Figure 6 shows the validation statistics for all 12 stations. Overall, we see very good agreement in the bias (-7.4 ppb for RFC vs -5.6 ppb for VIIRS) and in the standard deviation of the bias (11.6 ppb for RFC vs 12 ppb for VIIRS). The amount of data is about 7 % higher for RFC compared to the VIIRS cloud clearing. In
Figure 7, we present the correlation between the daily TCCON and TROPOMI XCH
4 means for all stations. The error bars in the figure represent the error of the daily means. The TROPOMI-TCCON correlation is highly comparable using the two cloud clearing approaches. Overall, from the results presented in
Figure 6 and
Figure 7, we conclude that the data quality around the TCCON sites is very comparable using both cloud clearing approaches.
5. Discussions
The quality of the TROPOMI XCH4 data product depends on accurate cloud clearing of spectrometer data, a process facilitated by using the SUOMI-NPP VIIRS cloud product. During the last six years of mission operation, this approach proved to be very effective because both satellites operate in a formation, ensuring that they capture the same ground scene with a minimal delay of 2-3 minutes. However, the upcoming decommissioning of SUOMI-NPP necessitates the development of an alternative cloud-clearing method for the TROPOMI XCH4 data product. This need arises due to the significant time delay of about 20 min between TROPOMI and the NOAA-20 satellite, which is the successor of SUOMI-NPP, and the malfunctioning backup cloud filter of the current TROPOMI XCH4 processor. To maintain the accuracy and reliability of the TROPOMI XCH4 data, a new cloud clearing approach had to be established in response to this new situation.
In this study, we introduced a new machine learning approach based on the Random Forest Classifier technique, which replicates VIIRS cloud clearing using only TROPOMI data. The classifier is trained on a subset of 5 years of collocated TROPOMI and SUOMI-NPP VIIRS data (about 20000 orbits). To this end, we used parameters derived from the TROPOMI CO retrieval, which is inherently sensitive to the presence of clouds and is processed prior to the retrieval of TROPOMI XCH4 in the mission operational pipeline. This strategic choice simplifies the integration of our approach into the existing processing framework. In addition, we presented an efficient and robust method for despriping TROPOMI data, relying on median smoothing techniques. This approach was validated with ground-based TCCON measurements to show that it is not changing the bias, but slightly improves the standard deviation of the bias. This is a positive results since removing the stripe noise from the data should only improve the scatter and not introduce a bias change.

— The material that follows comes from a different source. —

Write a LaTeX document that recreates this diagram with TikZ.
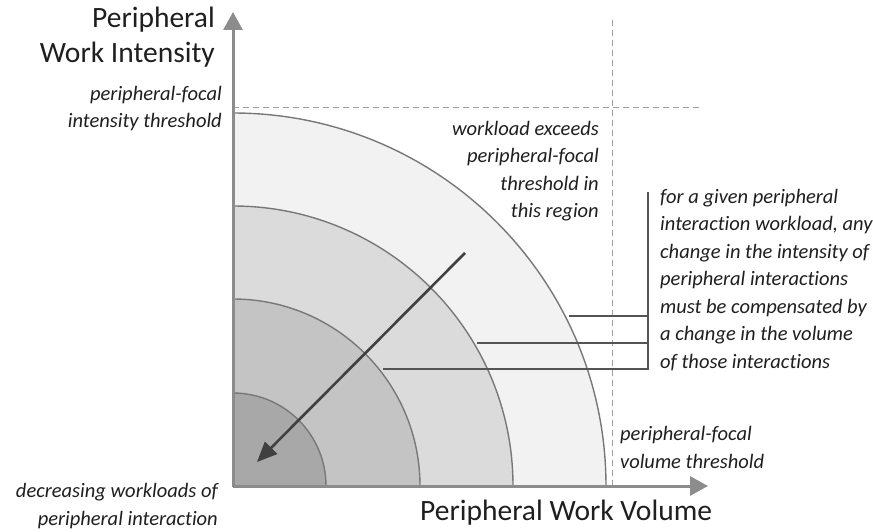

The destriping will be suggested as an update for the operational TROPOMI XCH4 and CO retrieval in future.
We demonstrated the performance of the new cloud-clearing approach by filtering three months of TROPOMI data in summer 2022 over North America, Siberia, and Australia. During one of the months, SUOMI-NPP experienced a temporary outage, which resulted in the lack of availability of VIIRS data. Remarkably, our machine learning approach demonstrated comparable performance during this data gap. Additionally, we conducted a TCCON validation covering the entire 5-year duration of the TROPOMI mission for 12 stations. The results highlighted the effectiveness of our RFC cloud clearing approach, showcasing its ability to match the performance of VIIRS filtering with a very similar bias and about 7 % more data.
Currently, our cloud-clearing approach is tailored for land-only scenes and our future plans include expanding its application to glint geometries observed over the oceans. Moreover, we will also apply RFC for improved quality filtering of TROPOMI XCH4 data in future. When the dependence on SUOMI-NPP data is eliminated, faster processing becomes possible. This is in particular interesting for the scientific data application monitoring CH4 point sources or assimilating TROPOMI data in near-real-time as done by CAMS-IFS for TROPOMI CO.